I want to arise a mother in West Virginia. (insert your State here)

That’s what Deborah did in her community, she took the reins. Should it have been a man? Yes. But where were they? And I ask in sincerity today, where are the men in our communities. I’m blessed to attend a church that has several men, but there are many absent husbands and fathers there too. There are many men absent in the homes as well. Often it is because of work, especially in our area where there are so many pipelining families and there is little choice for employment. So what then? What about those Dads?
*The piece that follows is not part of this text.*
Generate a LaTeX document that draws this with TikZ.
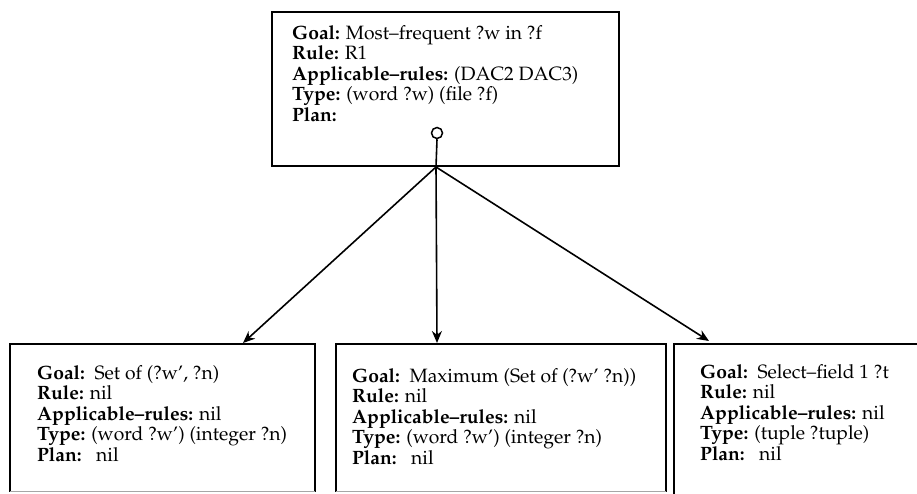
\documentclass[tikz,border=0pt]{standalone}
\usepackage[T1]{fontenc}
\usepackage{mathpazo}
\usetikzlibrary{arrows.meta}

\tikzset{
  frame/.style={line width=2pt, line cap=rect},
  faint/.style={line width=0.6pt, draw=black!35},
  link/.style={line width=1.6pt, -{Stealth[length=12pt,width=10pt]}},
  stem/.style={line width=1.6pt},
  slots/.style={anchor=north west, inner sep=0pt, align=left,
    font=\fontsize{19.3}{20.6}\selectfont},
  holder/.style={draw=none, inner sep=0pt, anchor=north west}
}

\begin{document}
\begin{tikzpicture}[x=1pt,y=-1pt]
  \useasboundingbox (0,0) rectangle (917,493);

  % parent goal node
  \node[holder, minimum width=347pt, minimum height=154pt] (top) at (272,12) {};
  \draw[frame] (top.north west) rectangle (top.south east);
  \node[slots] (toptext) at (292,25) {%
    \textbf{Goal:} Most--frequent ?w in ?f\\
    \textbf{Rule:} R1\\
    \textbf{Applicable--rules:} (DAC2 DAC3)\\
    \textbf{Type:} (word ?w) (file ?f)\\
    \textbf{Plan:}};
  \node[circle, draw, line width=1.5pt, minimum size=11pt, inner sep=0pt] (plan) at (437,133) {};
  \coordinate (junc) at (436,167);

  % child goal nodes
  \node[holder, minimum width=305pt, minimum height=147pt] (left) at (10,344) {};
  \draw[frame] (left.south west) -- (left.north west) -- (left.north east) -- (left.south east);
  \draw[faint] (left.south west) -- (left.south east);
  \node[slots] (lefttext) at (37,365) {%
    \textbf{Goal:}\ \ Set of (?w', ?n)\\
    \textbf{Rule:} nil\\
    \textbf{Applicable--rules:} nil\\
    \textbf{Type:} (word ?w') (integer ?n)\\
    \textbf{Plan:}\ \ \ nil};

  \node[holder, minimum width=330pt, minimum height=147pt] (mid) at (336,344) {};
  \draw[frame] (mid.south west) -- (mid.north west) -- (mid.north east) -- (mid.south east);
  \draw[faint] (mid.south west) -- (mid.south east);
  \node[slots] (midtext) at (352,368) {%
    \textbf{Goal:}\ \ Maximum (Set of (?w' ?n))\\
    \textbf{Rule:} nil\\
    \textbf{Applicable--rules:} nil\\
    \textbf{Type:} (word ?w') (integer ?n)\\
    \textbf{Plan:}\ \ \ nil};

  \node[holder, minimum width=243pt, minimum height=149pt] (right) at (674,344) {};
  \draw[frame] (right.south west) -- (right.north west) -- (right.north east);
  \node[slots] (righttext) at (700,364) {%
    \textbf{Goal:}\ \ Select--field 1 ?t\\
    \textbf{Rule:} nil\\
    \textbf{Applicable--rules:} nil\\
    \textbf{Type:} (tuple ?tuple)\\
    \textbf{Plan:}\ \ \ nil};

  % decomposition links
  \coordinate (ltip) at (243,343);
  \coordinate (mtip) at (437,343);
  \coordinate (rtip) at (709,341);
  \draw[stem] (plan.south) -- (junc);
  \draw[link] (junc) -- (ltip);
  \draw[link] (junc) -- (mtip);
  \draw[link] (junc) -- (rtip);
\end{tikzpicture}
\end{document}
As a mother in West Virginia I suggest you make the most of those few days you have at home and make church a priority without excuse. My own daughters have husbands who are gone much of the time, so I get the reality of trying to make a family work… I too raised my girls with an absentee husband much of the time because of his time in the fire department and EMS in addition to a regular job that consumed 40-60 hours a week. I really do get it. But there must be biblical foundation in your family if you want to be a greater influence than the world. Because right here in our little country community the influence of evil abounds and what we don’t want our children to see as the “norm” has become so.

Our schools spend far more time dealing with the corrupt than rewarding the good. So what has your child’s attention? In verse 8 of Judges 5 it asks the question “was there a shield or spear seen among forty thousand in Israel?” There wasn’t and there’s not a shield or sword in many of the homes in West Virginia, biblically speaking. Parents want good children,  and some do have them go to a christian school, as they are mindful of the education they receive. Then there’s others that argue they don’t have “time” to take their children to church on Sunday. Their influence is what they see happening in the school, on the courthouse steps, in the news and on the television shows that they’re permitted to watch. And then they ask, “Why can’t I get my child to behave.”

Because nobody else that they view is behaving either.